Maybe having a concrete image of whom we FAIRtax-ers are trying to reach would bring success in recruiting.
So, if concrete is better, why do we slip into abstraction?
Experts in a particular area often think abstractly. The “Curse of Knowledge” in previous “sticky” discussions comes into play. Engineers, for example, think in terms of abstract design. They struggle to talk to manufacturing people on the floor who are trying to put together the machine to produce what the engineers designed (p115).
When questioned by the non-engineer co-worker, the engineer will go back to their drawings and make them even more elaborate, further confusing the manufacturing person. The engineer needs to speak on the level of the concrete machine both understand.
When I get an invitation to speak to a group, I try to be concrete by illustrating various points with props. For example:
A pen marked for $1 illustrates tax-inclusive and tax-exclusive rates.
A lamp marked for $100 illustrates embedded taxes and increased purchasing power of consumers under The FAIRtax.
A mirror illustrates who REALLY pays the tax when Government taxes a corporation, and
A U-Haul truck illustrates real-world response to government tax policy. It costs nearly 3x as much to rent a U-Haul truck from California to Texas as it costs to rent the same U-Haul Truck from Texas to California.

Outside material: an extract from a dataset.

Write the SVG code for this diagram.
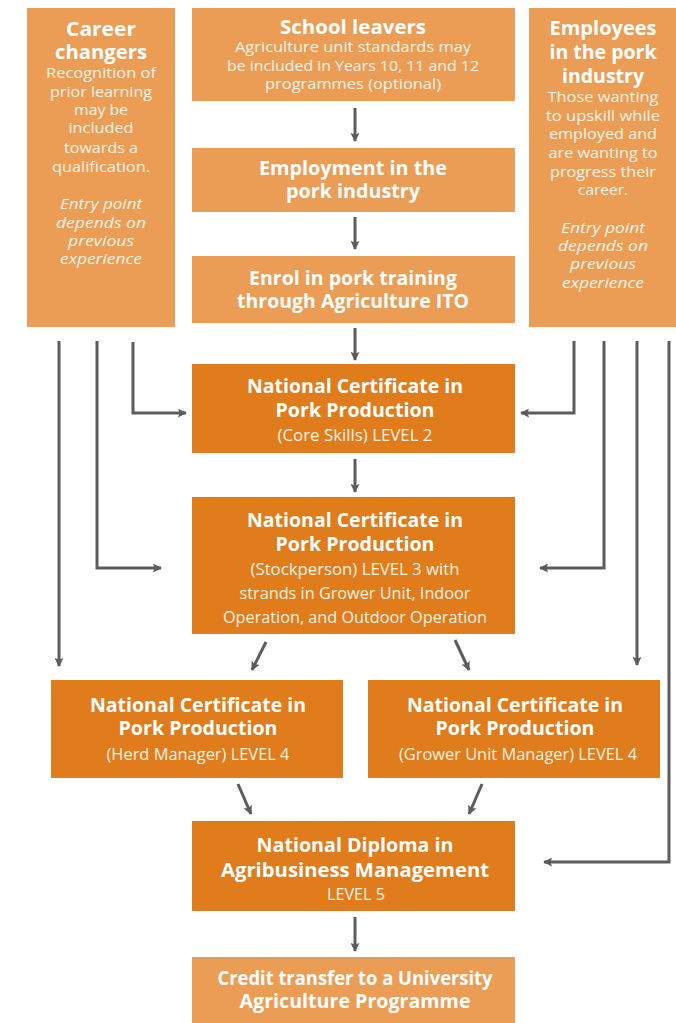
<svg xmlns="http://www.w3.org/2000/svg" width="676" height="1023" viewBox="0 0 676 1023">
<style>
.lt{fill:#EB9D56}
.dk{fill:#E07C1C}
text{fill:#fff;text-anchor:middle;font-family:"Open Sans","Noto Sans",sans-serif}
.h{font-weight:bold;font-size:20px}
.b{font-size:14.5px;fill:#FFF3E6}
.i{font-size:14.5px;font-style:italic;fill:#FFF3E6}
.s{font-size:15.5px;fill:#FFF3E6}
.c line,.c polyline{stroke:#5C5C5C;stroke-width:3;fill:none}
</style>
<defs>
<marker id="a" viewBox="0 0 10 10" refX="9" refY="5" markerWidth="9" markerHeight="9" markerUnits="userSpaceOnUse" orient="auto">
<path d="M0,0 L10,5 L0,10 L2,5 z" fill="#5C5C5C"/>
</marker>
</defs>

<g id="career">
<rect class="lt" x="27" y="8" width="148" height="319"/>
<text class="h" x="101" y="36" textLength="70" lengthAdjust="spacingAndGlyphs">Career</text>
<text class="h" x="101" y="59" textLength="92" lengthAdjust="spacingAndGlyphs">changers</text>
<text class="b" x="101" y="78" textLength="110" lengthAdjust="spacingAndGlyphs">Recognition of</text>
<text class="b" x="101" y="97" textLength="102" lengthAdjust="spacingAndGlyphs">prior learning</text>
<text class="b" x="101" y="115" textLength="54" lengthAdjust="spacingAndGlyphs">may be</text>
<text class="b" x="101" y="133" textLength="65" lengthAdjust="spacingAndGlyphs">included</text>
<text class="b" x="101" y="153" textLength="74" lengthAdjust="spacingAndGlyphs">towards a</text>
<text class="b" x="101" y="172" textLength="98" lengthAdjust="spacingAndGlyphs">qualification.</text>
<text class="i" x="101" y="209" textLength="82" lengthAdjust="spacingAndGlyphs">Entry point</text>
<text class="i" x="101" y="228" textLength="90" lengthAdjust="spacingAndGlyphs">depends on</text>
<text class="i" x="101" y="246" textLength="66" lengthAdjust="spacingAndGlyphs">previous</text>
<text class="i" x="101" y="264" textLength="82" lengthAdjust="spacingAndGlyphs">experience</text>
</g>

<g id="school">
<rect class="lt" x="192" y="8" width="323" height="93"/>
<text class="h" x="353" y="34" textLength="146" lengthAdjust="spacingAndGlyphs">School leavers</text>
<text class="b" x="353" y="52" textLength="236" lengthAdjust="spacingAndGlyphs">Agriculture unit standards may</text>
<text class="b" x="353" y="71" textLength="252" lengthAdjust="spacingAndGlyphs">be included in Years 10, 11 and 12</text>
<text class="b" x="353" y="89" textLength="176" lengthAdjust="spacingAndGlyphs">programmes (optional)</text>
</g>

<g id="employment">
<rect class="lt" x="192" y="148" width="323" height="64"/>
<text class="h" x="353" y="175" textLength="188" lengthAdjust="spacingAndGlyphs">Employment in the</text>
<text class="h" x="353" y="198" textLength="134" lengthAdjust="spacingAndGlyphs">pork industry</text>
</g>

<g id="enrol">
<rect class="lt" x="192" y="256" width="323" height="67"/>
<text class="h" x="353" y="285" textLength="208" lengthAdjust="spacingAndGlyphs">Enrol in pork training</text>
<text class="h" x="353" y="308" textLength="232" lengthAdjust="spacingAndGlyphs">through Agriculture ITO</text>
</g>

<g id="employees">
<rect class="lt" x="529" y="8" width="147" height="319"/>
<text class="h" x="603" y="35" textLength="107" lengthAdjust="spacingAndGlyphs">Employees</text>
<text class="h" x="603" y="59" textLength="107" lengthAdjust="spacingAndGlyphs">in the pork</text>
<text class="h" x="603" y="83" textLength="82" lengthAdjust="spacingAndGlyphs">industry</text>
<text class="b" x="603" y="102" textLength="111" lengthAdjust="spacingAndGlyphs">Those wanting</text>
<text class="b" x="603" y="121" textLength="114" lengthAdjust="spacingAndGlyphs">to upskill while</text>
<text class="b" x="603" y="139" textLength="108" lengthAdjust="spacingAndGlyphs">employed and</text>
<text class="b" x="603" y="158" textLength="109" lengthAdjust="spacingAndGlyphs">are wanting to</text>
<text class="b" x="603" y="177" textLength="106" lengthAdjust="spacingAndGlyphs">progress their</text>
<text class="b" x="603" y="195" textLength="50" lengthAdjust="spacingAndGlyphs">career.</text>
<text class="i" x="603" y="233" textLength="84" lengthAdjust="spacingAndGlyphs">Entry point</text>
<text class="i" x="603" y="251" textLength="90" lengthAdjust="spacingAndGlyphs">depends on</text>
<text class="i" x="603" y="269" textLength="66" lengthAdjust="spacingAndGlyphs">previous</text>
<text class="i" x="603" y="288" textLength="82" lengthAdjust="spacingAndGlyphs">experience</text>
</g>

<g id="nc2">
<rect class="dk" x="192" y="364" width="323" height="89"/>
<text class="h" x="355" y="393" textLength="216" lengthAdjust="spacingAndGlyphs">National Certificate in</text>
<text class="h" x="355" y="417" textLength="159" lengthAdjust="spacingAndGlyphs">Pork Production</text>
<text class="s" x="355" y="441" textLength="155" lengthAdjust="spacingAndGlyphs">(Core Skills) LEVEL 2</text>
</g>

<g id="nc3">
<rect class="dk" x="192" y="497" width="323" height="137"/>
<text class="h" x="355" y="527" textLength="216" lengthAdjust="spacingAndGlyphs">National Certificate in</text>
<text class="h" x="355" y="551" textLength="159" lengthAdjust="spacingAndGlyphs">Pork Production</text>
<text class="s" x="355" y="575" textLength="209" lengthAdjust="spacingAndGlyphs">(Stockperson) LEVEL 3 with</text>
<text class="s" x="355" y="599" textLength="231" lengthAdjust="spacingAndGlyphs">strands in Grower Unit, Indoor</text>
<text class="s" x="355" y="623" textLength="264" lengthAdjust="spacingAndGlyphs">Operation, and Outdoor Operation</text>
</g>

<g id="herd">
<rect class="dk" x="51" y="680" width="292" height="98"/>
<text class="h" x="198" y="712" textLength="216" lengthAdjust="spacingAndGlyphs">National Certificate in</text>
<text class="h" x="198" y="735" textLength="159" lengthAdjust="spacingAndGlyphs">Pork Production</text>
<text class="s" x="198" y="760" textLength="183" lengthAdjust="spacingAndGlyphs">(Herd Manager) LEVEL 4</text>
</g>

<g id="grower">
<rect class="dk" x="368" y="680" width="292" height="98"/>
<text class="h" x="515" y="712" textLength="216" lengthAdjust="spacingAndGlyphs">National Certificate in</text>
<text class="h" x="515" y="735" textLength="159" lengthAdjust="spacingAndGlyphs">Pork Production</text>
<text class="s" x="518" y="760" textLength="238" lengthAdjust="spacingAndGlyphs">(Grower Unit Manager) LEVEL 4</text>
</g>

<g id="diploma">
<rect class="dk" x="192" y="821" width="323" height="90"/>
<text class="h" x="355" y="852" textLength="197" lengthAdjust="spacingAndGlyphs">National Diploma in</text>
<text class="h" x="355" y="877" textLength="268" lengthAdjust="spacingAndGlyphs">Agribusiness Management</text>
<text class="s" x="356" y="900" textLength="58" lengthAdjust="spacingAndGlyphs">LEVEL 5</text>
</g>

<g id="credit">
<rect class="lt" x="192" y="957" width="323" height="66"/>
<text class="h" x="355" y="985" textLength="275" lengthAdjust="spacingAndGlyphs">Credit transfer to a University</text>
<text class="h" x="355" y="1008" textLength="231" lengthAdjust="spacingAndGlyphs">Agriculture Programme</text>
</g>

<g class="c" id="connectors">
<line x1="355" y1="108" x2="355" y2="141" marker-end="url(#a)"/>
<line x1="355" y1="217" x2="355" y2="249" marker-end="url(#a)"/>
<line x1="355" y1="328" x2="355" y2="360" marker-end="url(#a)"/>
<line x1="355" y1="459" x2="355" y2="492" marker-end="url(#a)"/>
<line x1="355" y1="917" x2="355" y2="951" marker-end="url(#a)"/>
<line x1="59" y1="341" x2="59" y2="666" marker-end="url(#a)"/>
<polyline points="97,341 97,568 161,568" marker-end="url(#a)"/>
<polyline points="133,342 133,413 186,413" marker-end="url(#a)"/>
<polyline points="574,341 574,413 521,413" marker-end="url(#a)"/>
<polyline points="604,341 604,568 540,568" marker-end="url(#a)"/>
<line x1="637" y1="341" x2="637" y2="665" marker-end="url(#a)"/>
<polyline points="669,341 669,862 544,862" marker-end="url(#a)"/>
<line x1="266" y1="642" x2="252" y2="670" marker-end="url(#a)"/>
<line x1="455" y1="640" x2="469" y2="670" marker-end="url(#a)"/>
<line x1="238" y1="784" x2="251" y2="814" marker-end="url(#a)"/>
<line x1="482" y1="784" x2="469" y2="814" marker-end="url(#a)"/>
</g>
</svg>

So to summarize, the first 3 principles of “SUCCESS”, to make the FAIRtax idea “stickier”:
- Find the SIMPLE core
- Figure out what is UNEXPECTED about The FAIRtax message and break the audience’s guessing machine, refer to the previous January 31, 2020 & February 21, 2020 Grassroots Corners
- Be CONCRETE
What is your idea for how to make the FAIRtax “Concretely sticky?”